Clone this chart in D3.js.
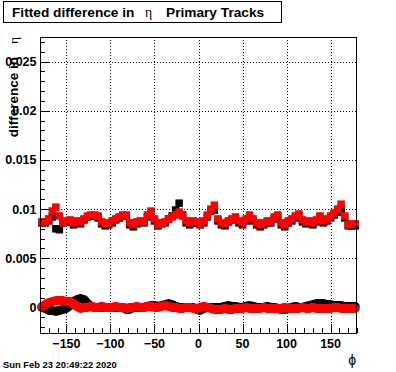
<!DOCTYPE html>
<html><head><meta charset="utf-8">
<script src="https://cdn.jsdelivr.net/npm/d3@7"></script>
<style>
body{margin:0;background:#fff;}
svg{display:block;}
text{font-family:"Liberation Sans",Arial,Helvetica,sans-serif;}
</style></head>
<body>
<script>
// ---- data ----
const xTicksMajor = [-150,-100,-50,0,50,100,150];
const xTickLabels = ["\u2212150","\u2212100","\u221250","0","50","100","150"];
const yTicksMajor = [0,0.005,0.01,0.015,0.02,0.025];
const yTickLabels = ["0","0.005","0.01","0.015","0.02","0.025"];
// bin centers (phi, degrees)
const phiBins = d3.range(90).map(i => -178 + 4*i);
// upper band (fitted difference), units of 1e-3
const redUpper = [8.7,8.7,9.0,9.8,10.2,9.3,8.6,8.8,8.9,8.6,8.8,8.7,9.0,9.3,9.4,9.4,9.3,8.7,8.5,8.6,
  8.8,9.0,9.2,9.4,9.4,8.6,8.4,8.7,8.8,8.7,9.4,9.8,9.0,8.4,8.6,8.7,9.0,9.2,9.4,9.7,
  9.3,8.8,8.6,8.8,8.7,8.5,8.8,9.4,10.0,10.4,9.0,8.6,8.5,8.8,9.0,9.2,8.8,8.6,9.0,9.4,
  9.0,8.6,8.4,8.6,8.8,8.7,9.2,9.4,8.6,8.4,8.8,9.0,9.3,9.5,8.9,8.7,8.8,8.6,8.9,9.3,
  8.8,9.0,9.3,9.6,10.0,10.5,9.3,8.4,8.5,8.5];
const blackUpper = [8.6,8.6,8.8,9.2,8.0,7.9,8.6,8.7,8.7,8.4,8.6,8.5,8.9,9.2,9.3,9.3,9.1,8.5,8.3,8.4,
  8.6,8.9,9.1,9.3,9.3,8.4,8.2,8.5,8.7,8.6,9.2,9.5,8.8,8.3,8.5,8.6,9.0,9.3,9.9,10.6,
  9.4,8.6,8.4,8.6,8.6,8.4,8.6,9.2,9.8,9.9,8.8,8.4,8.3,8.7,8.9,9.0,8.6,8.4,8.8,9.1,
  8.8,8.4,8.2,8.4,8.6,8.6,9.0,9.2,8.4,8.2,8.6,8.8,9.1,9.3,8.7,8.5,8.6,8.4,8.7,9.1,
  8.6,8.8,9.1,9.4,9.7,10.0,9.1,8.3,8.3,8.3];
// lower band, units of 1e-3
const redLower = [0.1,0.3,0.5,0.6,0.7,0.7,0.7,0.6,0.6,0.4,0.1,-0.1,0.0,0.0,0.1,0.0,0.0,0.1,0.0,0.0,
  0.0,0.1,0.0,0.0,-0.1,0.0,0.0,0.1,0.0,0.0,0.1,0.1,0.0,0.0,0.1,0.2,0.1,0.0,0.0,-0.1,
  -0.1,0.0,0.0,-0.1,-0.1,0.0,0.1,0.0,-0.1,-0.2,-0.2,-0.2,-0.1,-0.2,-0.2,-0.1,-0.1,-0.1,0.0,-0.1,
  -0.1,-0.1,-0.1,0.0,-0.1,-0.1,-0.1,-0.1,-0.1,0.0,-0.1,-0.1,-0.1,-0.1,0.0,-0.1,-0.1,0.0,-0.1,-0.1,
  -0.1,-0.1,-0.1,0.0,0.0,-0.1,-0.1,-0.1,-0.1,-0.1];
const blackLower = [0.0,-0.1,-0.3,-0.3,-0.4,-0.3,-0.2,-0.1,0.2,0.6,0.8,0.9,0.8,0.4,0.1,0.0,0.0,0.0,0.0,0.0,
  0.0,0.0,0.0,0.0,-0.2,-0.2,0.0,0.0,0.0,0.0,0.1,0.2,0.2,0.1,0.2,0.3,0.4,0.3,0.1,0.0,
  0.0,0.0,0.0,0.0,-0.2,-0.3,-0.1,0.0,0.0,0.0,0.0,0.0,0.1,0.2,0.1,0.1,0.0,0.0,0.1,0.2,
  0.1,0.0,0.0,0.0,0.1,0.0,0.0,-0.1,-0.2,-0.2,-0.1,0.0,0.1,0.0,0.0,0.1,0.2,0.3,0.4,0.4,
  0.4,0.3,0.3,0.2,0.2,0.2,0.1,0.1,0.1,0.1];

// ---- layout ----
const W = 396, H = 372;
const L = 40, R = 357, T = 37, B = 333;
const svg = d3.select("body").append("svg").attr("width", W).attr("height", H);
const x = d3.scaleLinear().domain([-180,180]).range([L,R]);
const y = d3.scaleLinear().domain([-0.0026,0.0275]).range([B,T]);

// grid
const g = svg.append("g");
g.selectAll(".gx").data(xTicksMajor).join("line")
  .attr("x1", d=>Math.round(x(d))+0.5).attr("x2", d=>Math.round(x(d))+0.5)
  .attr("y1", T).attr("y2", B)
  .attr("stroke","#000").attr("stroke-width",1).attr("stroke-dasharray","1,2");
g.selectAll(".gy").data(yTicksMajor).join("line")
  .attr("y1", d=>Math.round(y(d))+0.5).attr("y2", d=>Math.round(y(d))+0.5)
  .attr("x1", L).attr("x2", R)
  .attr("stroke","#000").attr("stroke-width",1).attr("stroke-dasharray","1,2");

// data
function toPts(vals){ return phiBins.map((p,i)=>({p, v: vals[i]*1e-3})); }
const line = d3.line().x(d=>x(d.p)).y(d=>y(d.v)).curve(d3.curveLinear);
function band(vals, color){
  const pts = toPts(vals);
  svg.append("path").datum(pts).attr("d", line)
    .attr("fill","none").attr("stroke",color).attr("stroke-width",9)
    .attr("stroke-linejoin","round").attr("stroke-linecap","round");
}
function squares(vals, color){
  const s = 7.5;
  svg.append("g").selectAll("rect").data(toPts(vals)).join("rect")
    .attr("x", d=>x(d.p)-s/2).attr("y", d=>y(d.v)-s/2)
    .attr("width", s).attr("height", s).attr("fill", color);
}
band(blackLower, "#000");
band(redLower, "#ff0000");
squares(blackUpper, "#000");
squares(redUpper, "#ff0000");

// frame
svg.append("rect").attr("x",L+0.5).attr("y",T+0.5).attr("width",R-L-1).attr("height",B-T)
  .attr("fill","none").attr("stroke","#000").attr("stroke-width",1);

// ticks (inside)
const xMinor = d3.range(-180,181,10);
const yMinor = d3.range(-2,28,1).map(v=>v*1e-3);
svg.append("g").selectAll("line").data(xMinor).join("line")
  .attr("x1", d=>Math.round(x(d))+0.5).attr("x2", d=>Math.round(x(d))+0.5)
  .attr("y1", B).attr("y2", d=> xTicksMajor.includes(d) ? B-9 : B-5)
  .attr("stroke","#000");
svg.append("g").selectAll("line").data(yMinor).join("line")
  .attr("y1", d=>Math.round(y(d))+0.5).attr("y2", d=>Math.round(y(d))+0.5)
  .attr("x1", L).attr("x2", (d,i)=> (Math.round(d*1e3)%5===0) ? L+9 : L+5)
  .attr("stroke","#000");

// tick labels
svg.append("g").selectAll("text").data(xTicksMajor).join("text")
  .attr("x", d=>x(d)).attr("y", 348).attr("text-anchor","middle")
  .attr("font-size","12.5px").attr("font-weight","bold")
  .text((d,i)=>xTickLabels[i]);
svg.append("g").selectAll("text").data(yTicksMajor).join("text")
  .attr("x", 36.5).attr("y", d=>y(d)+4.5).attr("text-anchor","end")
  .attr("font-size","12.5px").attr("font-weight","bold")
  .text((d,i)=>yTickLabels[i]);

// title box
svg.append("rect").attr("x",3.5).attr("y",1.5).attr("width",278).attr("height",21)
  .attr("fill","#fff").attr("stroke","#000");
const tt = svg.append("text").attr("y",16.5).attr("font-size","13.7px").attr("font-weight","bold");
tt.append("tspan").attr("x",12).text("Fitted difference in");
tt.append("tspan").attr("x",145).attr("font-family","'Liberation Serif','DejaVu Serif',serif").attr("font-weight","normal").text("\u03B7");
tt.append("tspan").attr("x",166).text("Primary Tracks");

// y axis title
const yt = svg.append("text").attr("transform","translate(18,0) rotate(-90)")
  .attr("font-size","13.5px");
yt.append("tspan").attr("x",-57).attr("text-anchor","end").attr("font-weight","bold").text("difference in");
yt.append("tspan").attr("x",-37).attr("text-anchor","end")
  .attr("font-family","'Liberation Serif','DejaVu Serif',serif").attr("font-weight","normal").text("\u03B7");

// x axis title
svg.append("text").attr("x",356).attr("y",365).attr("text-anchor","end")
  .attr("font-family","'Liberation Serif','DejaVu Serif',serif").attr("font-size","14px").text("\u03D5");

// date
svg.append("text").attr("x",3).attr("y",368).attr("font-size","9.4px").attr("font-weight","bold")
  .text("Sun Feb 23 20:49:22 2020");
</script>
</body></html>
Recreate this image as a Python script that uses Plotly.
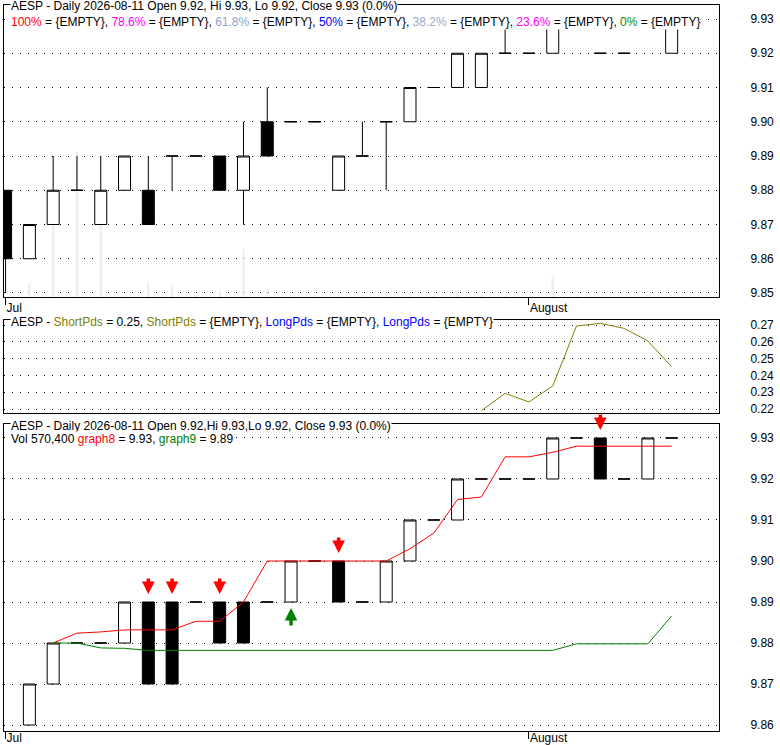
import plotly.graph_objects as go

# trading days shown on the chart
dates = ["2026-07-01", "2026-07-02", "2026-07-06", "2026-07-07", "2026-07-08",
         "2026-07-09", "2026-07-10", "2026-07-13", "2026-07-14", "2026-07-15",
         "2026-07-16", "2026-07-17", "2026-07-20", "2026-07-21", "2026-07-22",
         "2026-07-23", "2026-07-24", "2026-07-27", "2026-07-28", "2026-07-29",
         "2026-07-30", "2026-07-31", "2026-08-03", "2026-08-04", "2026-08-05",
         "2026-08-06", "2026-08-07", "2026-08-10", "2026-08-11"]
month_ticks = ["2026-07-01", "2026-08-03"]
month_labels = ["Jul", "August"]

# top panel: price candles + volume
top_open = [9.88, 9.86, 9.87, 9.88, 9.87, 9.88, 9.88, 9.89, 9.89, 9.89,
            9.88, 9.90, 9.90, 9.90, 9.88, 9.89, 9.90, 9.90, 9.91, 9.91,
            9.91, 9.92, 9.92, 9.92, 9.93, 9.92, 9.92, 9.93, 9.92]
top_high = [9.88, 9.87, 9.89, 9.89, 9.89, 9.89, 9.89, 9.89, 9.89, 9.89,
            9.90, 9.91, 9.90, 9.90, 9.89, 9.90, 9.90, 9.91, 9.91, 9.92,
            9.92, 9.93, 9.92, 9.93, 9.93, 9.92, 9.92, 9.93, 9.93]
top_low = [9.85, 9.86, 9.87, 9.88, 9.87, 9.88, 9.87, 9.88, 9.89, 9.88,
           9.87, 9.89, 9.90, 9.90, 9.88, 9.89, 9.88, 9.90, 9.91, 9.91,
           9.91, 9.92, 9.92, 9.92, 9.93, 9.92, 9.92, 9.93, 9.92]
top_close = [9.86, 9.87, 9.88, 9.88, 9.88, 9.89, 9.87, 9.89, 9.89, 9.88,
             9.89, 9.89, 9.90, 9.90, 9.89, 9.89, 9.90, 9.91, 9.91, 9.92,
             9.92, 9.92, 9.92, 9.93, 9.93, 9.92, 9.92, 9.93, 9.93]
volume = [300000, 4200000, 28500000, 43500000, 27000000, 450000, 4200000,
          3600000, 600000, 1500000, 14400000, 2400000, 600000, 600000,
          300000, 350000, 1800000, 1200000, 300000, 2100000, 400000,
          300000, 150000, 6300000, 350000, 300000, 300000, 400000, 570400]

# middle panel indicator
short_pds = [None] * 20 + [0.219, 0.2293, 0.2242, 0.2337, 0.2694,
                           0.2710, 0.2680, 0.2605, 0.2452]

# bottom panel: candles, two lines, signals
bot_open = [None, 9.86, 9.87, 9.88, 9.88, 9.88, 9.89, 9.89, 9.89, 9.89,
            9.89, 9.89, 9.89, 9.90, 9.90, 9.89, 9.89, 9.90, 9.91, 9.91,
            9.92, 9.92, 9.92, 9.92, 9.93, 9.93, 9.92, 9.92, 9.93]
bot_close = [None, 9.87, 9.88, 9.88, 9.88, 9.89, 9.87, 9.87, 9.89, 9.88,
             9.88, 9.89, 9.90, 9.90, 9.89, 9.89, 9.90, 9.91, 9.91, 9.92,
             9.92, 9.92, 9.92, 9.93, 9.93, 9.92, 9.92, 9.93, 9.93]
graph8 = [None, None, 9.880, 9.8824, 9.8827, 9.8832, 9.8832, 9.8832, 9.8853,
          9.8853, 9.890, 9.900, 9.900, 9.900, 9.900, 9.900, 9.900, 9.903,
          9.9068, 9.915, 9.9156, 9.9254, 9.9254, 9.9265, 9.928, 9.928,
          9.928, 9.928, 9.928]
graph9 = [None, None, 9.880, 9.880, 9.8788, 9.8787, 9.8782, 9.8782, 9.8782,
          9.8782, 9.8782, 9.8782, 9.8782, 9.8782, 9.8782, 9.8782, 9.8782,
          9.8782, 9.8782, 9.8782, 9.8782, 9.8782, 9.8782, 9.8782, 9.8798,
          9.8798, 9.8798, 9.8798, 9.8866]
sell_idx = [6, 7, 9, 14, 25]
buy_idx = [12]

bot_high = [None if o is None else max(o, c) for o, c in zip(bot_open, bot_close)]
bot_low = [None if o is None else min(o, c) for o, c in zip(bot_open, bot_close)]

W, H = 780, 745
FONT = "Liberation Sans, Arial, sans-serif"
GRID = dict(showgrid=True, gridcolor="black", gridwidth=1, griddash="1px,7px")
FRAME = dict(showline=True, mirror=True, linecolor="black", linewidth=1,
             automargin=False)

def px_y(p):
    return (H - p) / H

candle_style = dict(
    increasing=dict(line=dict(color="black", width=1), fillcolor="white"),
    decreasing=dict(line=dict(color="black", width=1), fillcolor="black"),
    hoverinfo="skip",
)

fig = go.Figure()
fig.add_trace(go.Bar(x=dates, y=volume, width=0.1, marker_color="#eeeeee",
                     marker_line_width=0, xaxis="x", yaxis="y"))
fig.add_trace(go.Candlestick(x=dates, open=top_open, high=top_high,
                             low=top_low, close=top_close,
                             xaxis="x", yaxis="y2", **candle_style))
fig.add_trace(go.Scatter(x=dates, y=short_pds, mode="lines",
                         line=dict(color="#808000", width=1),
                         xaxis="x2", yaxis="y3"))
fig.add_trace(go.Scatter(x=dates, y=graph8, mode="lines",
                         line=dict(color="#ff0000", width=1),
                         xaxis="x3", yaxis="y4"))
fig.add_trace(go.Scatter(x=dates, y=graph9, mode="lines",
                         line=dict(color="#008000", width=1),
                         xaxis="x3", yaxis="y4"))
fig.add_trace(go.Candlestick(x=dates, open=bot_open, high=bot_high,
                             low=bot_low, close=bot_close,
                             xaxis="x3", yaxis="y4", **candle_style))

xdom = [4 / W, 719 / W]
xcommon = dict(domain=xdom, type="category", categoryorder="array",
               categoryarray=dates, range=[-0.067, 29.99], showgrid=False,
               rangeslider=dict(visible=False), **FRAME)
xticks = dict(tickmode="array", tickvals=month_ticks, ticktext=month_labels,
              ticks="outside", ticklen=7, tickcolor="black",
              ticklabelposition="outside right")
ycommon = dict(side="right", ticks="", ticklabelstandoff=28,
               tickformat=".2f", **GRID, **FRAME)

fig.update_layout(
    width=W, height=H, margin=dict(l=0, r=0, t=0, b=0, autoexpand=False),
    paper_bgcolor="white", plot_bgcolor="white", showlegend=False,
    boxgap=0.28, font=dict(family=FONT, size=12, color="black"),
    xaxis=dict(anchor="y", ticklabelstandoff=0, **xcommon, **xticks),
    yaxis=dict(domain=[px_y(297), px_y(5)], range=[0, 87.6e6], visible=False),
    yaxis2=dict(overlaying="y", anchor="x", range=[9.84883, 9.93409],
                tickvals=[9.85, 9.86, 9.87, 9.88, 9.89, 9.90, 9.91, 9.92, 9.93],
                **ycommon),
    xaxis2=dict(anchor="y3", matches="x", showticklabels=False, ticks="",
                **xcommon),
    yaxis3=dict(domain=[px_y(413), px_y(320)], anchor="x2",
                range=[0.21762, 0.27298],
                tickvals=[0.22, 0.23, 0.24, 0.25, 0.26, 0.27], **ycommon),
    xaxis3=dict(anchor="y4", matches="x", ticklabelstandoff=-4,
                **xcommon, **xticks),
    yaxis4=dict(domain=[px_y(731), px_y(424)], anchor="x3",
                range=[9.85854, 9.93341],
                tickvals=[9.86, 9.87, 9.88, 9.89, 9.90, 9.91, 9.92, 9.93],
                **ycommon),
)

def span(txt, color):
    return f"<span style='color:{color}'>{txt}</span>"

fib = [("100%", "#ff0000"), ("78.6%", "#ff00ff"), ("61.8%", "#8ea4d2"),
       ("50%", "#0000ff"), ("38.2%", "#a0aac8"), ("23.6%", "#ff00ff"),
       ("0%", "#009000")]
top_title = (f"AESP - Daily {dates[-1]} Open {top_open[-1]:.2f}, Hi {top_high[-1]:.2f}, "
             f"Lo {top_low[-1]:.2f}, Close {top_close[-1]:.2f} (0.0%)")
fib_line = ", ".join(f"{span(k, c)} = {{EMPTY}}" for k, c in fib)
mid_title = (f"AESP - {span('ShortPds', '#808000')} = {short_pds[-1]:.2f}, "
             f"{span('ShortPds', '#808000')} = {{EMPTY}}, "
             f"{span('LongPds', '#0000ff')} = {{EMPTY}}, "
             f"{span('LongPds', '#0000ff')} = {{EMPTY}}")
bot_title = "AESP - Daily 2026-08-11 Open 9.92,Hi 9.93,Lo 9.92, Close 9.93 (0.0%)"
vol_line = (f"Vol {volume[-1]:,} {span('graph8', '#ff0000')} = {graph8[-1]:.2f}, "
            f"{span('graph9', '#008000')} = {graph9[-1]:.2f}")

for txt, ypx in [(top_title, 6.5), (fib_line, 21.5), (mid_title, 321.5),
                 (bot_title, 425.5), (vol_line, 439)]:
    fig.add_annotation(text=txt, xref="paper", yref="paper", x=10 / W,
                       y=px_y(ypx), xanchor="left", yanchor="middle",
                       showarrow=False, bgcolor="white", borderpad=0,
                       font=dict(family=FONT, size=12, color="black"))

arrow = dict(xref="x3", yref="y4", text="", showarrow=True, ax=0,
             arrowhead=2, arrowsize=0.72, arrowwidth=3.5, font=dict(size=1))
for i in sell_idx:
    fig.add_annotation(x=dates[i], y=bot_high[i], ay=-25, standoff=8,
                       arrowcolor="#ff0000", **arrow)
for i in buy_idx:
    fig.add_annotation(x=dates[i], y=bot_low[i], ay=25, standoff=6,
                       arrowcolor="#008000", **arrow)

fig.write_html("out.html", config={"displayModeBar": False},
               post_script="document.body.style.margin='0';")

§ §

Leave out the pictures and transcribe exactly the lines from the one containing "Recreate this image" through the one containing "import plotly.graph_objects as go".

Recreate this image as a Python script that uses Plotly.
import plotly.graph_objects as go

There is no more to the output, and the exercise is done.